D'autre part, sur un plan patrimonial, une opération de recapitalisation - c'est le cas pour l'ERAP - peut s'avérer financièrement équilibrée, voire bénéficiaire . Les dividendes cumulés ont couvert les frais financiers des emprunts garantis par l'Etat et les cessions ont dégagé des plus-values nettes. En endettement brut, seule variable prise en compte au titre de la dette publique par Eurostat, le montant de l'emprunt correspondant à la prise de participation dans France Télécom est passé de 9,4 milliards d'euros de 2003 à 2005 inclus , puis à 6,4 milliards d'euros sur la période 2006-2007 , et enfin à 2,4 milliards d'euros à la suite d'un remboursement en principal de 4 milliards d'euros le 25 avril 2008 .

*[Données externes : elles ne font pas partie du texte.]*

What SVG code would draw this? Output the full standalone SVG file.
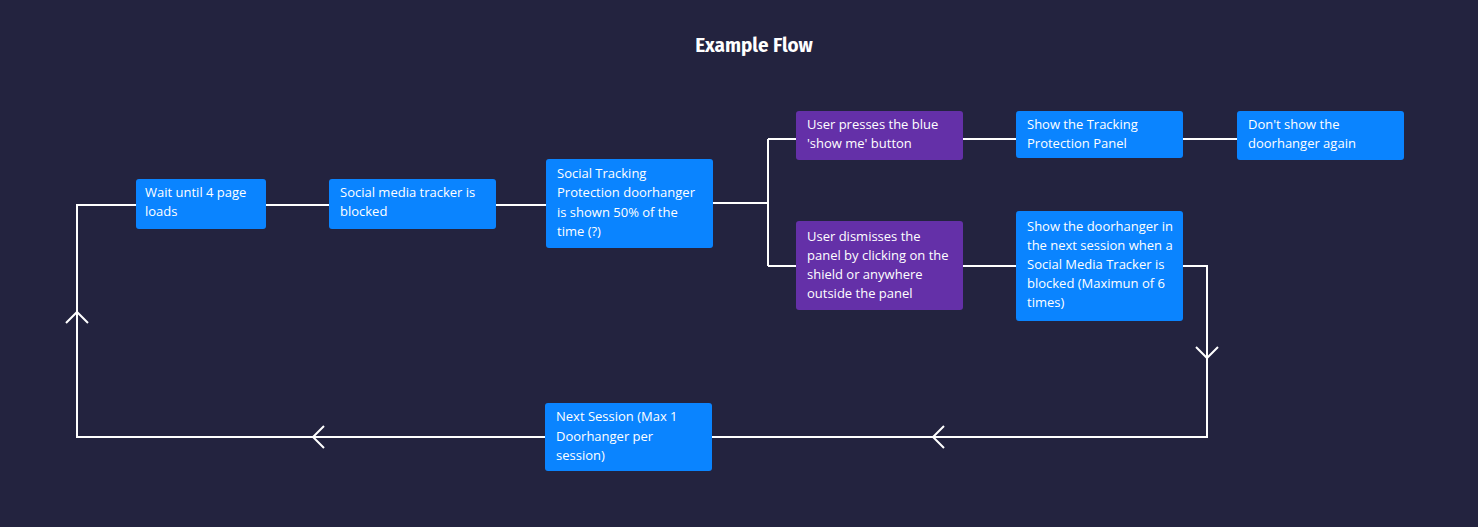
<svg xmlns="http://www.w3.org/2000/svg" width="1478" height="527" viewBox="0 0 1478 527">
<style>
.b{fill:#0a84ff}.p{fill:#6430a8}
text{font-family:"Open Sans","Noto Sans",sans-serif;font-size:13px;fill:#fff}
.t{font-family:"Fira Sans","Open Sans",sans-serif;font-size:19px;font-weight:bold}
.c{fill:none;stroke:#fff;stroke-width:2}
</style>
<rect width="1478" height="527" fill="#23233f"/>
<text class="t" x="754" y="52" text-anchor="middle">Example Flow</text>
<g id="connectors" class="c">
<path d="M266 205H329M496 205H546M713 203H768M768 139V266M768 139H796M768 266H796M963 139H1016M1183 139H1237M963 266H1016"/>
<path d="M1183 266H1207V437H712M545 437H77V205H136"/>
<path d="M1196 347L1207 358L1218 347M944 426L933 437L944 448M324 426L313 437L324 448M66 323L77 312L88 323"/>
</g>
<g id="n1"><rect class="b" x="136" y="179" width="130" height="50" rx="3"/><text x="145" y="197">Wait until 4 page</text><text x="145" y="216">loads</text></g>
<g id="n2"><rect class="b" x="329" y="179" width="167" height="50" rx="3"/><text x="340" y="197">Social media tracker is</text><text x="340" y="216">blocked</text></g>
<g id="n3"><rect class="b" x="546" y="159" width="167" height="89" rx="3"/><text x="557" y="178">Social Tracking</text><text x="557" y="197">Protection doorhanger</text><text x="557" y="217">is shown 50% of the</text><text x="557" y="236">time (?)</text></g>
<g id="n4"><rect class="p" x="796" y="111" width="167" height="49" rx="3"/><text x="807" y="129">User presses the blue</text><text x="807" y="148">'show me' button</text></g>
<g id="n5"><rect class="b" x="1016" y="111" width="167" height="47" rx="3"/><text x="1027" y="129">Show the Tracking</text><text x="1027" y="148">Protection Panel</text></g>
<g id="n6"><rect class="b" x="1237" y="111" width="167" height="49" rx="3"/><text x="1248" y="129">Don't show the</text><text x="1248" y="148">doorhanger again</text></g>
<g id="n7"><rect class="p" x="796" y="221" width="167" height="89" rx="3"/><text x="807" y="241">User dismisses the</text><text x="807" y="260">panel by clicking on the</text><text x="807" y="279">shield or anywhere</text><text x="807" y="298">outside the panel</text></g>
<g id="n8"><rect class="b" x="1016" y="211" width="167" height="110" rx="3"/><text x="1027" y="231">Show the doorhanger in</text><text x="1027" y="250">the next session when a</text><text x="1027" y="269">Social Media Tracker is</text><text x="1027" y="288">blocked (Maximun of 6</text><text x="1027" y="307">times)</text></g>
<g id="n9"><rect class="b" x="545" y="403" width="167" height="68" rx="3"/><text x="556" y="421">Next Session (Max 1</text><text x="556" y="441">Doorhanger per</text><text x="556" y="460">session)</text></g>
</svg>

* 19 3.687 millions d'euros sont par ailleurs prévus au titre de l'Opération Campus de rénovation des universités.
* 20 Il dispose que « les emprunts contractés par l'Etat, dans le cadre de son soutien d'actionnaire à France Telecom, bénéficient, en principal et intérêts, de la garantie de l'Etat dans la limite de 10 milliards d'euros en principal ».